INSTRUCTIONS TO FOLLOW: Copy everything in the listing below word for word, apart from any images.
─── DATA
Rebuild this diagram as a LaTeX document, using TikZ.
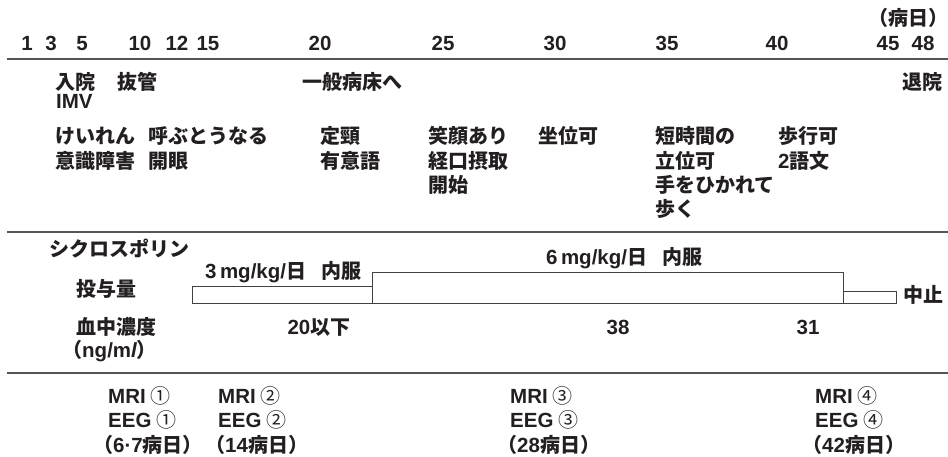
\documentclass[tikz,border=0pt]{standalone}
\usepackage{fontspec}
\newfontfamily\jp{Noto Sans CJK JP}
\newfontfamily\latinfont{Liberation Sans}[UprightFont=* Bold, BoldFont=* Bold, ItalicFont=* Bold Italic, BoldItalicFont=* Bold Italic]
\newcommand\LT[1]{{\latinfont\fontsize{20.5}{24}\selectfont #1}}
\definecolor{ink}{HTML}{231F20}
\definecolor{rule}{HTML}{555555}
\tikzset{
  lbl/.style={anchor=west, inner sep=0pt, text height=17.6pt, text depth=2.4pt,
    font=\jp\bfseries\fontsize{20}{24}\selectfont, text=ink},
  num/.style={lbl, anchor=center},
  sep/.style={draw=rule, line width=1.3pt},
  bar/.style={draw=ink!85, line width=0.9pt}
}
\begin{document}
\begin{tikzpicture}[x=1pt,y=-1pt]
\useasboundingbox (0,0) rectangle (948,456);
% axis
\node[lbl] (unit) at (868,18) {（病日）};
\foreach \d/\x in {1/27,3/51,5/82,10/140,12/177,15/208,20/320,25/443,30/555,35/667,40/777,45/888,48/923}
  \node[num] (d\d) at (\x,42.5) {\LT{\d}};
\coordinate (s1l) at (7,59); \coordinate (s1r) at (948,59);
\draw[sep] (s1l) -- (s1r);
% events
\node[lbl] (e1) at (55,82) {入院};
\node[lbl] (e1b) at (56,101) {\LT{IMV}};
\node[lbl] (e2) at (117,82) {抜管};
\node[lbl] (e3) at (302,82) {一般病床へ};
\node[lbl] (e4) at (902,82) {退院};
% status
\node[lbl] (a1) at (55,136) {けいれん};
\node[lbl] (a2) at (55,161) {意識障害};
\node[lbl] (b1) at (148,136) {呼ぶとうなる};
\node[lbl] (b2) at (148,161) {開眼};
\node[lbl] (c1) at (320,136) {定頸};
\node[lbl] (c2) at (320,161) {有意語};
\node[lbl] (f1) at (428,136) {笑顔あり};
\node[lbl] (f2) at (428,161) {経口摂取};
\node[lbl] (f3) at (428,185) {開始};
\node[lbl] (g1) at (538,136) {坐位可};
\node[lbl] (h1) at (655,136) {短時間の};
\node[lbl] (h2) at (655,161) {立位可};
\node[lbl] (h3) at (655,185) {手をひかれて};
\node[lbl] (h4) at (655,209) {歩く};
\node[lbl] (k1) at (778,136) {歩行可};
\node[lbl] (k2) at (778,161) {\LT{2}語文};
\coordinate (s2l) at (7,232); \coordinate (s2r) at (948,232);
\draw[sep] (s2l) -- (s2r);
% cyclosporin
\node[lbl] (cy) at (49,249) {シクロスポリン};
\node[lbl] (dose) at (76,289) {投与量};
\node[lbl] (conc) at (76,327) {血中濃度};
\node[lbl] (unitc) at (62,350) {（\LT{ng/m{\itshape l}}）};
\node[lbl] (d3) at (205,271) {\LT{3\,mg/kg/}日\hspace{0.75em}内服};
\node[lbl] (d6) at (546,257) {\LT{6\,mg/kg/}日\hspace{0.75em}内服};
\node[lbl] (stop) at (903,295) {中止};
\coordinate (p1) at (192,286); \coordinate (p2) at (372,303);
\coordinate (q1) at (372,272); \coordinate (q2) at (843,303);
\coordinate (r1) at (843,291); \coordinate (r2) at (896,303);
\draw[bar] (p1) rectangle (p2);
\draw[bar] (q1) rectangle (q2);
\draw[bar] (r1) rectangle (r2);
\node[num] (c20) at (319,327) {\LT{20}以下};
\node[num] (c38) at (618,327) {\LT{38}};
\node[num] (c31) at (808,327) {\LT{31}};
\coordinate (s3l) at (7,373); \coordinate (s3r) at (948,373);
\draw[sep] (s3l) -- (s3r);
% exams
\node[lbl] (m1) at (108,396) {\LT{MRI} {\mdseries ①}};
\node[lbl] (n1) at (108,420) {\LT{EEG} {\mdseries ①}};
\node[lbl] (o1) at (93,445) {（\LT{6·7}病日）};
\node[lbl] (m2) at (218,396) {\LT{MRI} {\mdseries ②}};
\node[lbl] (n2) at (218,420) {\LT{EEG} {\mdseries ②}};
\node[lbl] (o2) at (205,445) {（\LT{14}病日）};
\node[lbl] (m3) at (510,396) {\LT{MRI} {\mdseries ③}};
\node[lbl] (n3) at (510,420) {\LT{EEG} {\mdseries ③}};
\node[lbl] (o3) at (497,445) {（\LT{28}病日）};
\node[lbl] (m4) at (815,396) {\LT{MRI} {\mdseries ④}};
\node[lbl] (n4) at (815,420) {\LT{EEG} {\mdseries ④}};
\node[lbl] (o4) at (802,445) {（\LT{42}病日）};
\end{tikzpicture}
\end{document}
──────
FULL ANSWER:
Rebuild this diagram as a LaTeX document, using TikZ.
\documentclass[tikz,border=0pt]{standalone}
\usepackage{fontspec}
\newfontfamily\jp{Noto Sans CJK JP}
\newfontfamily\latinfont{Liberation Sans}[UprightFont=* Bold, BoldFont=* Bold, ItalicFont=* Bold Italic, BoldItalicFont=* Bold Italic]
\newcommand\LT[1]{{\latinfont\fontsize{20.5}{24}\selectfont #1}}
\definecolor{ink}{HTML}{231F20}
\definecolor{rule}{HTML}{555555}
\tikzset{
  lbl/.style={anchor=west, inner sep=0pt, text height=17.6pt, text depth=2.4pt,
    font=\jp\bfseries\fontsize{20}{24}\selectfont, text=ink},
  num/.style={lbl, anchor=center},
  sep/.style={draw=rule, line width=1.3pt},
  bar/.style={draw=ink!85, line width=0.9pt}
}
\begin{document}
\begin{tikzpicture}[x=1pt,y=-1pt]
\useasboundingbox (0,0) rectangle (948,456);
% axis
\node[lbl] (unit) at (868,18) {（病日）};
\foreach \d/\x in {1/27,3/51,5/82,10/140,12/177,15/208,20/320,25/443,30/555,35/667,40/777,45/888,48/923}
  \node[num] (d\d) at (\x,42.5) {\LT{\d}};
\coordinate (s1l) at (7,59); \coordinate (s1r) at (948,59);
\draw[sep] (s1l) -- (s1r);
% events
\node[lbl] (e1) at (55,82) {入院};
\node[lbl] (e1b) at (56,101) {\LT{IMV}};
\node[lbl] (e2) at (117,82) {抜管};
\node[lbl] (e3) at (302,82) {一般病床へ};
\node[lbl] (e4) at (902,82) {退院};
% status
\node[lbl] (a1) at (55,136) {けいれん};
\node[lbl] (a2) at (55,161) {意識障害};
\node[lbl] (b1) at (148,136) {呼ぶとうなる};
\node[lbl] (b2) at (148,161) {開眼};
\node[lbl] (c1) at (320,136) {定頸};
\node[lbl] (c2) at (320,161) {有意語};
\node[lbl] (f1) at (428,136) {笑顔あり};
\node[lbl] (f2) at (428,161) {経口摂取};
\node[lbl] (f3) at (428,185) {開始};
\node[lbl] (g1) at (538,136) {坐位可};
\node[lbl] (h1) at (655,136) {短時間の};
\node[lbl] (h2) at (655,161) {立位可};
\node[lbl] (h3) at (655,185) {手をひかれて};
\node[lbl] (h4) at (655,209) {歩く};
\node[lbl] (k1) at (778,136) {歩行可};
\node[lbl] (k2) at (778,161) {\LT{2}語文};
\coordinate (s2l) at (7,232); \coordinate (s2r) at (948,232);
\draw[sep] (s2l) -- (s2r);
% cyclosporin
\node[lbl] (cy) at (49,249) {シクロスポリン};
\node[lbl] (dose) at (76,289) {投与量};
\node[lbl] (conc) at (76,327) {血中濃度};
\node[lbl] (unitc) at (62,350) {（\LT{ng/m{\itshape l}}）};
\node[lbl] (d3) at (205,271) {\LT{3\,mg/kg/}日\hspace{0.75em}内服};
\node[lbl] (d6) at (546,257) {\LT{6\,mg/kg/}日\hspace{0.75em}内服};
\node[lbl] (stop) at (903,295) {中止};
\coordinate (p1) at (192,286); \coordinate (p2) at (372,303);
\coordinate (q1) at (372,272); \coordinate (q2) at (843,303);
\coordinate (r1) at (843,291); \coordinate (r2) at (896,303);
\draw[bar] (p1) rectangle (p2);
\draw[bar] (q1) rectangle (q2);
\draw[bar] (r1) rectangle (r2);
\node[num] (c20) at (319,327) {\LT{20}以下};
\node[num] (c38) at (618,327) {\LT{38}};
\node[num] (c31) at (808,327) {\LT{31}};
\coordinate (s3l) at (7,373); \coordinate (s3r) at (948,373);
\draw[sep] (s3l) -- (s3r);
% exams
\node[lbl] (m1) at (108,396) {\LT{MRI} {\mdseries ①}};
\node[lbl] (n1) at (108,420) {\LT{EEG} {\mdseries ①}};
\node[lbl] (o1) at (93,445) {（\LT{6·7}病日）};
\node[lbl] (m2) at (218,396) {\LT{MRI} {\mdseries ②}};
\node[lbl] (n2) at (218,420) {\LT{EEG} {\mdseries ②}};
\node[lbl] (o2) at (205,445) {（\LT{14}病日）};
\node[lbl] (m3) at (510,396) {\LT{MRI} {\mdseries ③}};
\node[lbl] (n3) at (510,420) {\LT{EEG} {\mdseries ③}};
\node[lbl] (o3) at (497,445) {（\LT{28}病日）};
\node[lbl] (m4) at (815,396) {\LT{MRI} {\mdseries ④}};
\node[lbl] (n4) at (815,420) {\LT{EEG} {\mdseries ④}};
\node[lbl] (o4) at (802,445) {（\LT{42}病日）};
\end{tikzpicture}
\end{document}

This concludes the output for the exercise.